# Some frog pics- ID uncertain



## Naja_nivea (Feb 6, 2010)

Hi,

I saw lots of frogs one night while camping a few months ago in SW. 

I am not entirely sure of this species. Saw several of these and think they are Moaning frogs (Heleioporus eyrei)




















I think these are Marbled Burrowing frogs (Heleioporus psammophilus) but also think they might be Pobblebonks














Western Green Tree Frog (Litoria moorei)













Nearby lake. saw tiny snake swim by right where swimmer is at dusk. Think it was Black Naped snake but no pics.
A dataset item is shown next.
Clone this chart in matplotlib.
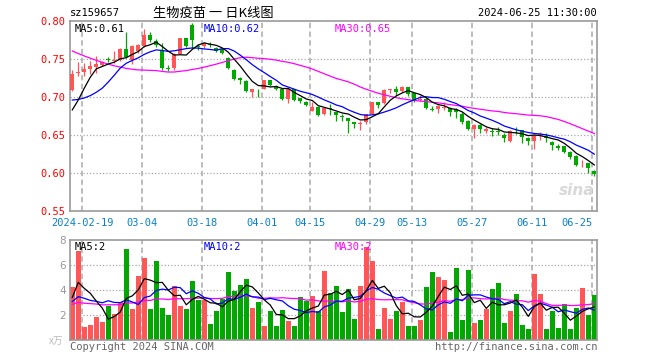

Also saw shed skin of very large dugite nearby.


----------



## jessieJEALOUSY (Feb 6, 2010)

oh wow, those first two have stunning eyes!
sorry, i cant help you with the ID, id just ID them as super cute!


----------



## xavarx7 (Feb 6, 2010)

hey mate with the first frog it looks like Heleioporus psammophilus like what you said (Frogs of Australia > Heleioporus psammophilus / Sand Frog) because when looking at his underside its much different to my Pobblebonks (banjo's)


----------



## froggyboy86 (Feb 6, 2010)

Nice finds, I'd love to head to WA and look for some of the frogs there. Its tricky in SW WA because there are several species of Heleioporus in the area and they are difficult to distinguish based on photos. Did you happen to see if any of the frogs had nuptial spines?


----------



## Naja_nivea (Feb 7, 2010)

I am sure you are right about one of them being sand frog, xav, got some pics jumbled up.

Never knew to check for nuptial spine and know little abut frogs as snakes are more my thing but knew lots of people here love their froggies.

Was hoping to get a Western Spotted frog in few months as upgrading license and not many species allowed in WA but seems like it would be major mission to find 1 for sale here. (not allowed buy from other stat even).


----------



## Rach85 (Feb 7, 2010)

Those pics turned out pretty good


----------